The Gaffer handles the lights and any electrical equipment on the set or on the location. He works under the Director of Photography (who is also called the "DP", or the cinematographer).

This tech memo is a sketch of what you should be doing as a Gaffer. It is not a full treatment on the subject, but enough to get you in harmony with the DP so that things can get done on the set quickly. Obviously if you are a professional Gaffer you know all the material in this memo and quite a few additional tricks of the trade no doubt. Nevertheless, the purpose of this memo is to introduce the subject of gaffing and present some introductory procedures that might be applied to Super 8 & 16mm demo films as well as low budget 35mm features.

Basically, your attention, as a Gaffer, should always be glued to the Director of Photography (the "DP"). You should be trying to look his way as much as possible so that you will not miss one thing he says or one little gesture he makes. You will be getting instructions from him as to how to trim the lights and how to get them ready for shooting. Speed is of the essence.

Getting the Electricity

When a lot of lights are being used, it is necessary to tap into the main power output of the building being filmed in. I will define "a lot" for these purposes as more than 5,000 watts.

This essay will deal with amounts of light less than this amount so the techniques to be used by the DP and his Gaffer will be in accordance.

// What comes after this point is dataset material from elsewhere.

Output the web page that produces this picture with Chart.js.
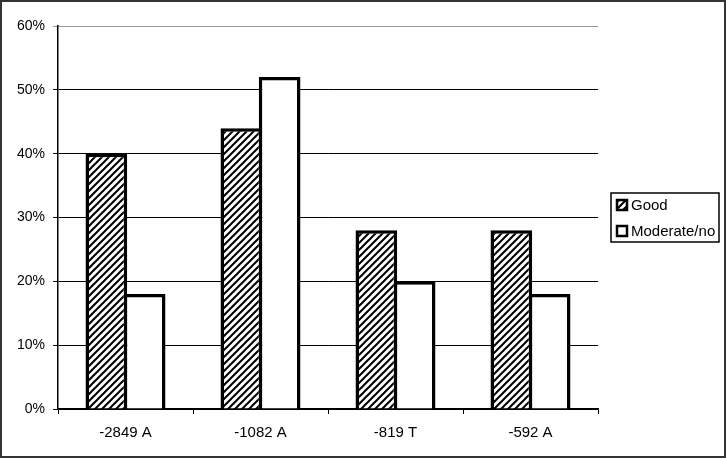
<!DOCTYPE html>
<html>
<head>
<meta charset="utf-8">
<script src="https://cdn.jsdelivr.net/npm/chart.js@4"></script>
<style>
  html, body { margin: 0; padding: 0; background: #fff; }
  #wrap { width: 726px; height: 459px; position: relative; }
</style>
</head>
<body>
<div id="wrap"><canvas id="snp-chart"></canvas></div>
<script>
const categories = ["-2849 A", "-1082 A", "-819 T", "-592 A"];
const goodValues = [40, 44, 28, 28];
const moderateValues = [18, 52, 20, 18];
const seriesNames = ["Good", "Moderate/no"];
const yTicks = [0, 10, 20, 30, 40, 50, 60];

const chartCanvas = document.querySelector("#snp-chart");
const FONT = "'Liberation Sans', Arial, sans-serif";

/* hatch pattern for the "Good" bars */
function makeHatch() {
  const p = document.createElement("canvas");
  p.width = 7;
  p.height = 7;
  const c = p.getContext("2d");
  c.fillStyle = "#fff";
  c.fillRect(0, 0, 7, 7);
  c.strokeStyle = "#000";
  c.lineWidth = 2;
  c.beginPath();
  c.moveTo(-1, 8); c.lineTo(8, -1);
  c.moveTo(-4.5, 4.5); c.lineTo(4.5, -4.5);
  c.moveTo(2.5, 11.5); c.lineTo(11.5, 2.5);
  c.stroke();
  return c.createPattern(p, "repeat");
}
const hatch = makeHatch();

/* outer frame + boxed legend drawn on the canvas */
const framePlugin = {
  id: "frame",
  afterDraw(chart) {
    const ctx = chart.ctx;
    ctx.save();
    ctx.strokeStyle = "#333";
    ctx.lineWidth = 2;
    ctx.strokeRect(1, 1, 724, 456);

    // legend box
    ctx.strokeStyle = "#000";
    ctx.lineWidth = 1.5;
    ctx.strokeRect(611, 193, 108, 49);
    const fills = [hatch, "#fff"];
    const rows = [205, 231];
    ctx.font = "15px " + FONT;
    ctx.textBaseline = "middle";
    for (let i = 0; i < seriesNames.length; i++) {
      ctx.fillStyle = fills[i];
      ctx.fillRect(617, rows[i] - 5, 10, 10);
      ctx.lineWidth = 2.5;
      ctx.strokeStyle = "#000";
      ctx.strokeRect(617, rows[i] - 5, 10, 10);
      ctx.fillStyle = "#000";
      ctx.fillText(seriesNames[i], 631, rows[i] + 1);
    }
    ctx.restore();
  }
};

Chart.defaults.font.family = FONT;
Chart.defaults.font.size = 14;
Chart.defaults.color = "#000";

const snpChart = new Chart(chartCanvas, {
  type: "bar",
  data: {
    labels: categories,
    datasets: [
      {
        label: seriesNames[0],
        data: goodValues,
        backgroundColor: hatch,
        borderColor: "#000",
        borderWidth: 3.5,
      },
      {
        label: seriesNames[1],
        data: moderateValues,
        backgroundColor: "#fff",
        borderColor: "#000",
        borderWidth: 3.5,
      },
    ],
  },
  options: {
    responsive: true,
    maintainAspectRatio: false,
    animation: false,
    categoryPercentage: 0.567,
    barPercentage: 1.09,
    layout: {
      padding: { top: 26, right: 128, left: 0, bottom: 0 },
    },
    plugins: {
      legend: { display: false },
      tooltip: { enabled: false },
    },
    scales: {
      x: {
        grid: {
          drawOnChartArea: false,
          drawTicks: true,
          tickLength: 5,
          color: "#000",
          offset: true,
        },
        border: { color: "#000", width: 1.5 },
        ticks: { padding: 10, color: "#000", font: { size: 15 } },
        afterFit: (s) => { s.height = 50; },
      },
      y: {
        min: 0,
        max: 60,
        afterBuildTicks: (s) => { s.ticks = yTicks.map((v) => ({ value: v })); },
        grid: {
          color: (c) => (c.tick && c.tick.value === 60 ? "#999" : "#000"),
          lineWidth: 1,
          tickLength: 5,
        },
        border: { color: "#000", width: 1.5 },
        ticks: {
          padding: 8,
          color: "#000",
          callback: (v) => v + "%",
        },
        afterFit: (s) => { s.width = 58; },
      },
    },
  },
  plugins: [framePlugin],
});
</script>
</body>
</html>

If you're using less than 5,000 watts, you will not have to tap into the main power output of the building. Instead, what you want to do is try to find three separate electrical circuits in the building. Usually, in homes, distinct circuits can be found by running extension cords to separate floors or to front and back portions of the building. You can check the circuit by throwing the circuit breakers (or fuses) and then seeing which lights operate on those lines. Many times the circuit breakers will be labeled, so this makes it easier. Normally, a domestic establishment will have 15-20 amp circuits. Each one of these circuits will handle about 1500 to 2000 watts of power. That would be about three to four 500 watt photo flood bulbs or one 2000 watt soft light.

The best way to get low amounts of power to the place of filming is to simply use a heavy duty extension cord. A lawnmower extension cord (about 100 feet) is workable. It is a good idea to wire onto the end a dual receptacle box. This way four distinct lights or extension cords can be plugged in.

Larger amounts of power must be carried through 4-0 cable and spiderboxes, such wired into the mains. This must be done by an experienced Gaffer. If you have never worked with one, please do not attempt to do this yourself, you may electrocute yourself. If you are interested in professional Gaffing, get a job as a Best Boy, the Gaffer's right hand assistant, and apprentice.

Getting Set Up Quickly

Once you have gotten the "set hot", you should be alert to the DP, as already stressed. Up until this point, you are basically responsible for getting the electricity onto the set. More than likely you will not have to involve the DP in this activity; just be sure that there are no special requirements for the set ups. Normally, a good DP will indicate what areas it is okay for the main extension cords to enter the set so as to be out of the sight of the camera. On the other hand, the DP might not know right away and may very well be extremely busy conferring with the Director as to the requirements of the set up. In this case, use your own judgement by getting the necessary light extension cords to central portions of the room, or set. This does not mean right out in the middle of the floor, it just means to an accessible spot.

Once this is accomplished, you will work with the DP in getting the specific lights set up and pointed in the correct directions. The DP normally will have gotten his instructions from the Director and will now work with you. In general, the DP will let you know what lights to bring into the set (or onto the location). You should store any and all lights otherwise not in use neatly near the set and readily accessible.

The DP will have a light meter and it is a good idea for you to have one too. The best type of meter is the incident type, like a Seconic, Weston or best of all, a Spectra. Your meter should be equipped with a non-hemispherical light reader. This will give you the true value of the light falling on the subject from any one given direction. This is what you want to control, how much light is falling on the subject from each given light. The DP will usually be standing on the set near the subject to be filmed and he will have you move the light closer or farther to the subject. When it is right, you are supposed to secure the light at that spot and shining and in that direction.

Be prepared for a lot of changing and moving of lights and do not get upset if things have to be done over and over again. Sometimes it is just not possible to predict what the lighting will look like until it is viewed through the camera or a contrast viewer.

Again, and for the third time, you are the righthand man of the DP, so it is very important to keep your attention on him so that when he needs to change something or move something or add something in the way of light, he can do it quickly. When shooting, every second of set-up time is expensive. Your basic product is: LIGHTS THAT ARE QUICKLY BROUGHT TO THE SET AND BEING DIRECTED IN THE PROPER DIRECTIONS PER THE DIRECTOR OF PHOTOGRAPHY'S INSTRUCTIONS.

When your function is done, it is a good idea to stay out of the set area as much as possible--but within eye and ear shot of the DP. Do not answer or take directions from anyone else on the set.

Basic Equipment

1) Pair of heavy gloves
2) Light meter
3) Volt meter
4) Pair of insulated pliers
5) Screwdriver

For more reference see pages 200-201 of Low Budget Features by William O. Brown.